PRC school board recognizes programs
Two separate programs at the Pearl River County School District are helping students learn about religion and learn to stay out of trouble respectively.
Pearl River County School District Superintendent Alan Lumpkin addressed the first project, called JAM, which stands for Jesus and Me.
The program is presented by Patrick Prescott Jr., and held at the gymnasium at the middle and high school facility and offered to students of both schools, said district teacher Karen Boutwell.
She said the program began slowly, but has grown to the point that meetings, which are held Thursday mornings, have been moved to the gym to accommodate the number of interested students.
During the meetings Prescott presents Christianity to the students, some of which do not come from homes with a religious background, Boutwell said.
After the presentation at the board meeting, Lumpkin presented Prescott with a plaque to commend him for his work at the school.
“I don’t have to come to JAM, I get to come to JAM,” Prescott said.
The second program helps students avoid office referrals.
At the middle school teachers and administrators have implemented the Positive Behavioral Intervention and Support program, which has earned the school the designation as being a model site for the program. Lumpkin said eight schools in the state have received that designation, and Pearl River Central’s is the only one in this county to do so.

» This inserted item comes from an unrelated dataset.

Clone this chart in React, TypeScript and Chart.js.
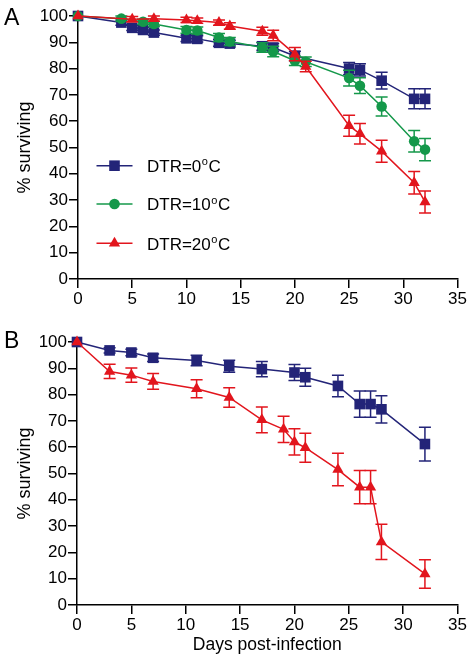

The program aims to reduce office referrals for behavior problems by reviewing the data at the school and drilling it down to a uniform plan, Denise Rouse said. Rouse said when she first came to the middle school there were 3,000 office referrals that year. Through this program those figures have been cut by a third, she said. Within two years other districts have been able to cut that number in half, Rouse said.
The board discussed the possibility of seniors traveling to Universal Studios in Florida as part of their senior trip. High School Principal Stacy Baudoin said they need to get at least 35 students to sign up for the trip to book the reservation.
“We think it will be popular,” Baudoin said.
The price for the trip will depend on the number of students who sign up.
The next board meeting will be November 3, at 6:30 p.m.